• **Recorded data**
%%

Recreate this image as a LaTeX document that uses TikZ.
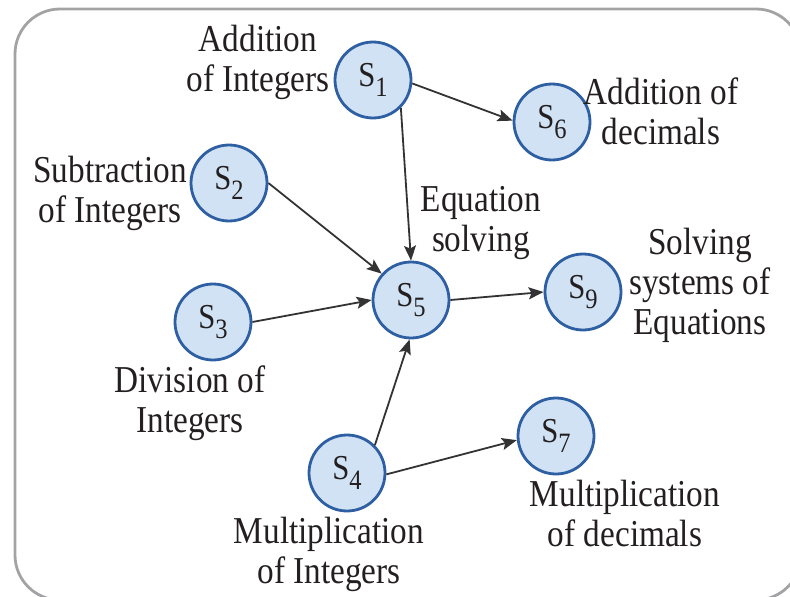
\documentclass[tikz,border=0pt]{standalone}
\usepackage{fontspec}
\setmainfont{Liberation Serif}
\newfontfamily\labelfont[FakeStretch=0.875]{Liberation Serif}
\usetikzlibrary{arrows.meta}
\definecolor{nodefill}{HTML}{D0E2F3}
\definecolor{nodeline}{HTML}{2E5FA3}
\definecolor{framegray}{HTML}{A3A3A5}
\definecolor{arrowc}{HTML}{333333}
\definecolor{textc}{HTML}{231F20}
\newcommand\snode[1]{S\raisebox{-0.3em}{\fontsize{28}{28}\selectfont #1}}
\tikzset{
  state/.style={circle, draw=nodeline, fill=nodefill, line width=2.8pt,
    minimum size=76pt, inner sep=0pt, text=textc,
    font=\labelfont\fontsize{35}{40}\selectfont},
  lbl/.style={align=center, inner sep=0pt, text=textc,
    font=\labelfont\fontsize{38}{40}\selectfont},
  arr/.style={-{Stealth[length=15pt,width=12pt,inset=3pt]}, line width=1.8pt, draw=arrowc}
}
\begin{document}
\begin{tikzpicture}[x=1pt,y=-1pt]
\useasboundingbox (0,0) rectangle (790,597);
\clip (0,0) rectangle (790,597);
\draw[framegray, line width=2.8pt, rounded corners=45pt] (15,9) rectangle (801,600);
% nodes
\node[state] (s1) at (373,80) {\snode{1}};
\node[state] (s6) at (552,122) {\snode{6}};
\node[state] (s2) at (229,183) {\snode{2}};
\node[state] (s5) at (411,300) {\snode{5}};
\node[state] (s3) at (213,322) {\snode{3}};
\node[state] (s9) at (583,292) {\snode{9}};
\node[state] (s4) at (347,473) {\snode{4}};
\node[state] (s7) at (556,436) {\snode{7}};
% labels
\node[lbl] (l1) at (258,62) {Addition\\of Integers};
\node[lbl] (l6) at (661,111) {Addition of\\decimals};
\node[lbl] (l2) at (110,193) {Subtraction\\of Integers};
\node[lbl] (l5) at (481,223) {Equation\\solving};
\node[lbl] (l9) at (700,285) {Solving\\systems of\\Equations};
\node[lbl] (l3) at (190,403) {Division of\\Integers};
\node[lbl] (l4) at (329,554) {Multiplication\\of Integers};
\node[lbl] (l7) at (625,513) {Multiplication\\of decimals};
% edges
\draw[arr] (s1.-5) -- (s6.178);
\draw[arr] (s1.-45) -- (s5.north);
\draw[arr] (s2.0) -- (s5.138);
\draw[arr] (s3.0) -- (s5.180);
\draw[arr] (s5.0) -- (s9.180);
\draw[arr] (s4.45) -- (s5.-92);
\draw[arr] (s4.-2) -- (s7.186);
\end{tikzpicture}
\end{document}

%%

• **Set problem**
Repeat all of the data above word for word, minus the pictures.

• **Final answer**
Recreate this image as a LaTeX document that uses TikZ.
\documentclass[tikz,border=0pt]{standalone}
\usepackage{fontspec}
\setmainfont{Liberation Serif}
\newfontfamily\labelfont[FakeStretch=0.875]{Liberation Serif}
\usetikzlibrary{arrows.meta}
\definecolor{nodefill}{HTML}{D0E2F3}
\definecolor{nodeline}{HTML}{2E5FA3}
\definecolor{framegray}{HTML}{A3A3A5}
\definecolor{arrowc}{HTML}{333333}
\definecolor{textc}{HTML}{231F20}
\newcommand\snode[1]{S\raisebox{-0.3em}{\fontsize{28}{28}\selectfont #1}}
\tikzset{
  state/.style={circle, draw=nodeline, fill=nodefill, line width=2.8pt,
    minimum size=76pt, inner sep=0pt, text=textc,
    font=\labelfont\fontsize{35}{40}\selectfont},
  lbl/.style={align=center, inner sep=0pt, text=textc,
    font=\labelfont\fontsize{38}{40}\selectfont},
  arr/.style={-{Stealth[length=15pt,width=12pt,inset=3pt]}, line width=1.8pt, draw=arrowc}
}
\begin{document}
\begin{tikzpicture}[x=1pt,y=-1pt]
\useasboundingbox (0,0) rectangle (790,597);
\clip (0,0) rectangle (790,597);
\draw[framegray, line width=2.8pt, rounded corners=45pt] (15,9) rectangle (801,600);
% nodes
\node[state] (s1) at (373,80) {\snode{1}};
\node[state] (s6) at (552,122) {\snode{6}};
\node[state] (s2) at (229,183) {\snode{2}};
\node[state] (s5) at (411,300) {\snode{5}};
\node[state] (s3) at (213,322) {\snode{3}};
\node[state] (s9) at (583,292) {\snode{9}};
\node[state] (s4) at (347,473) {\snode{4}};
\node[state] (s7) at (556,436) {\snode{7}};
% labels
\node[lbl] (l1) at (258,62) {Addition\\of Integers};
\node[lbl] (l6) at (661,111) {Addition of\\decimals};
\node[lbl] (l2) at (110,193) {Subtraction\\of Integers};
\node[lbl] (l5) at (481,223) {Equation\\solving};
\node[lbl] (l9) at (700,285) {Solving\\systems of\\Equations};
\node[lbl] (l3) at (190,403) {Division of\\Integers};
\node[lbl] (l4) at (329,554) {Multiplication\\of Integers};
\node[lbl] (l7) at (625,513) {Multiplication\\of decimals};
% edges
\draw[arr] (s1.-5) -- (s6.178);
\draw[arr] (s1.-45) -- (s5.north);
\draw[arr] (s2.0) -- (s5.138);
\draw[arr] (s3.0) -- (s5.180);
\draw[arr] (s5.0) -- (s9.180);
\draw[arr] (s4.45) -- (s5.-92);
\draw[arr] (s4.-2) -- (s7.186);
\end{tikzpicture}
\end{document}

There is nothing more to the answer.